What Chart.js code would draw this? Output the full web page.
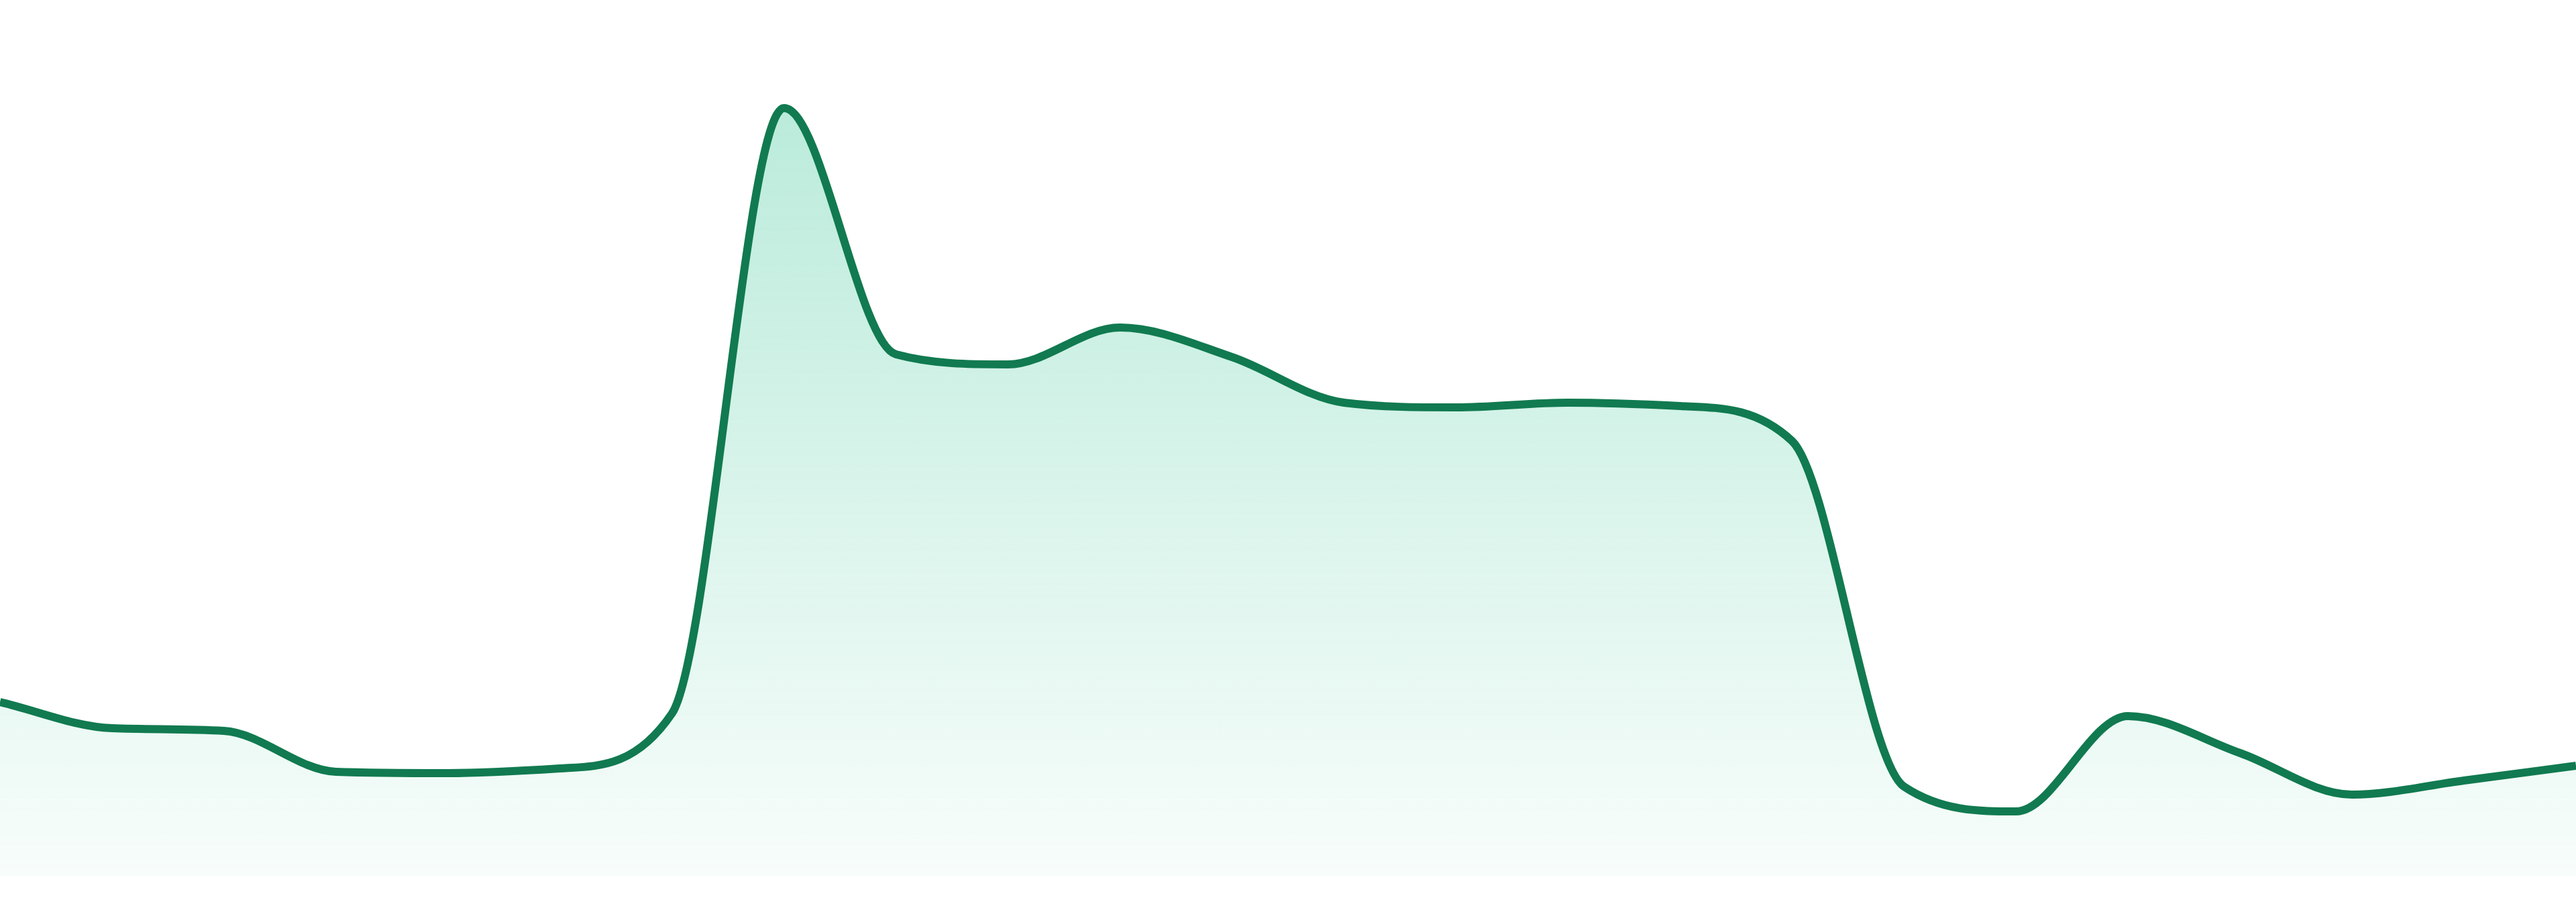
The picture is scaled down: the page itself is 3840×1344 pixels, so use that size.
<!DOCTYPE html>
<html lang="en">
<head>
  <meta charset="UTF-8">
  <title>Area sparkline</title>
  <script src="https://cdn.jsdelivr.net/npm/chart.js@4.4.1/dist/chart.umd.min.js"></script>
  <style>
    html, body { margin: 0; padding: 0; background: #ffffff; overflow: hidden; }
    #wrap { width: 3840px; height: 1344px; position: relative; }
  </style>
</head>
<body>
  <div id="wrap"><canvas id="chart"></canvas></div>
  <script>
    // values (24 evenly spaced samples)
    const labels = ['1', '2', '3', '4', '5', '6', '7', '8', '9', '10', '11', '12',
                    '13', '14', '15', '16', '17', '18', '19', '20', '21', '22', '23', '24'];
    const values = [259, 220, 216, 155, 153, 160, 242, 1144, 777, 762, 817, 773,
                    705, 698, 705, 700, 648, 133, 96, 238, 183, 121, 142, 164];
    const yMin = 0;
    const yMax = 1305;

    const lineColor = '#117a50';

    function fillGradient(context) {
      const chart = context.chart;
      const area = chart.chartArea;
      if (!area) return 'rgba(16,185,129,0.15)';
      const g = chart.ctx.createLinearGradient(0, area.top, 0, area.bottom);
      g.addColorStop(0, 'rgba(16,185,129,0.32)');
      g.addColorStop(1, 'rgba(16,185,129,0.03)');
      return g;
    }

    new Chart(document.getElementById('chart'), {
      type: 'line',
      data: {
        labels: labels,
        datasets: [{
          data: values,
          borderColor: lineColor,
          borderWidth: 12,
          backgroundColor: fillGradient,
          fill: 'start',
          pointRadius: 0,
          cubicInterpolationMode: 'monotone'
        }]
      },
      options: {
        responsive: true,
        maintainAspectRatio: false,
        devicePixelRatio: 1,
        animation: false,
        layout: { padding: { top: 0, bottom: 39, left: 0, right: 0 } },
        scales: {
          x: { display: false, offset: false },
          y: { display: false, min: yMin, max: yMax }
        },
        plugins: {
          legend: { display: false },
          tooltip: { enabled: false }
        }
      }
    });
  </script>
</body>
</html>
------------------------------------
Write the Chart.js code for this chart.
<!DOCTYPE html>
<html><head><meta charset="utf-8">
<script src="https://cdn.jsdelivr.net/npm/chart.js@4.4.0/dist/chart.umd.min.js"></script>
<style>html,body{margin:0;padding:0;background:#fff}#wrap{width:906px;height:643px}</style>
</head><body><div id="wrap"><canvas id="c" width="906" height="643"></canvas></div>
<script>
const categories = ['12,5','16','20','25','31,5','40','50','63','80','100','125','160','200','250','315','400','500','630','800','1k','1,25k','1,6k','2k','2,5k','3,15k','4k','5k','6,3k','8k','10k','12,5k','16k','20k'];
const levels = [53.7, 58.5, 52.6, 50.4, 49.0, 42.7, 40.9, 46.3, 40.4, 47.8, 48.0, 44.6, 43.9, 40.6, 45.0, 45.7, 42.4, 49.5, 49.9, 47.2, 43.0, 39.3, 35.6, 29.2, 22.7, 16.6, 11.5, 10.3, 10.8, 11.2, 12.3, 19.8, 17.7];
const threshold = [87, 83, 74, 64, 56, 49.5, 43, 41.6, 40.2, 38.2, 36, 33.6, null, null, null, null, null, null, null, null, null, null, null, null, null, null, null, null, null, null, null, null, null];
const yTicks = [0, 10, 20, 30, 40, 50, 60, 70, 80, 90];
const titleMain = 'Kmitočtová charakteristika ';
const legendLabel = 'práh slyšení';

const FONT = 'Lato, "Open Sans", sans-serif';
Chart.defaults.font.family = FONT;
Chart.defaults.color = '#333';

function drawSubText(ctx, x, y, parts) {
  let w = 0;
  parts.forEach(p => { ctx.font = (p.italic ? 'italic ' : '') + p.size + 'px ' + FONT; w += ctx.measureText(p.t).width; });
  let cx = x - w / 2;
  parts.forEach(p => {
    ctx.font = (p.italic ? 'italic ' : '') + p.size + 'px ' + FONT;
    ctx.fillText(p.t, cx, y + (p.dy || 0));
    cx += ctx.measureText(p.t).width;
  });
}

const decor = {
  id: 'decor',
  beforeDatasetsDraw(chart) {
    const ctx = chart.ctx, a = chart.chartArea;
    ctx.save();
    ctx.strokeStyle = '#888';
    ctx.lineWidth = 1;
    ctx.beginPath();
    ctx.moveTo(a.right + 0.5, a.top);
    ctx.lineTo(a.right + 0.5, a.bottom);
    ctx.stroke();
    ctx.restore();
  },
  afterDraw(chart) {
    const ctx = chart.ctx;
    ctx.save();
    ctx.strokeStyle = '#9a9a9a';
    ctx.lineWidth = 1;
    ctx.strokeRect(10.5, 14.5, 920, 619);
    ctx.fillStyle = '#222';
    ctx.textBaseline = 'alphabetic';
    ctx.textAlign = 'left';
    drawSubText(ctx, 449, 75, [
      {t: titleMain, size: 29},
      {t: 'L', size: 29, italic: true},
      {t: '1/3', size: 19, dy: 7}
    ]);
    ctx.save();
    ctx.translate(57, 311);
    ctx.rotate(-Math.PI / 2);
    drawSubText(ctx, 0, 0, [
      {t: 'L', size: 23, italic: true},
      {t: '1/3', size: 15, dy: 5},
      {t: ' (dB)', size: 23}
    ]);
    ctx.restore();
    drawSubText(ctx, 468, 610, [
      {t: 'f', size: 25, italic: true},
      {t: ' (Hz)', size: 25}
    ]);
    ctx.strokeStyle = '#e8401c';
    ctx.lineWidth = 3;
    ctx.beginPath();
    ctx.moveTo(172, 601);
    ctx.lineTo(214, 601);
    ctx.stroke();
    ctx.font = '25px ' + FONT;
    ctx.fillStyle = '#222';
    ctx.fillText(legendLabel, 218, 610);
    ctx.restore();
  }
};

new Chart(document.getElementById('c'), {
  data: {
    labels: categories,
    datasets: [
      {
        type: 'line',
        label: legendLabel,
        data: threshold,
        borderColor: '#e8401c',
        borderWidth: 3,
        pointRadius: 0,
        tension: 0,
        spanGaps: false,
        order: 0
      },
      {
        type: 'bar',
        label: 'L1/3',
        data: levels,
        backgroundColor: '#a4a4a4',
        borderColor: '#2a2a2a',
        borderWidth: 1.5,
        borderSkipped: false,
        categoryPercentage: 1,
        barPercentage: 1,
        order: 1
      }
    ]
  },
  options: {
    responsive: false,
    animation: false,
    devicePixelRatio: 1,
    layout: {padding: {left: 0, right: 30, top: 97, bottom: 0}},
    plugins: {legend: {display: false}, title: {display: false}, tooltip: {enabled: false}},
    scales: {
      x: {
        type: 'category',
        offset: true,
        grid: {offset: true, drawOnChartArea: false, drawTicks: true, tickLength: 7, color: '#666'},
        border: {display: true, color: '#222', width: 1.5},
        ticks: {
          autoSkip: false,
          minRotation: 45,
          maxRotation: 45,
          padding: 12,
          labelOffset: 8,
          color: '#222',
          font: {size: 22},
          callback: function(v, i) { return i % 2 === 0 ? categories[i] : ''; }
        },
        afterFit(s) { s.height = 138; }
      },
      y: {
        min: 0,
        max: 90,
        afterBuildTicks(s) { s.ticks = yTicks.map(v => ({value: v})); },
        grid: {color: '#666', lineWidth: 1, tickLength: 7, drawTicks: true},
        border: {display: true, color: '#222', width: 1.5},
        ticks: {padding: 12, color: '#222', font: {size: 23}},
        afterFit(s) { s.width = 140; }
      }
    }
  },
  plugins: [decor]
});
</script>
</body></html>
------------------------------------
Problem to solve → Gather every line containing the word "code" and copy it.

Solution for this exercise →
What Chart.js code would draw this? Output the full web page.
Write the Chart.js code for this chart.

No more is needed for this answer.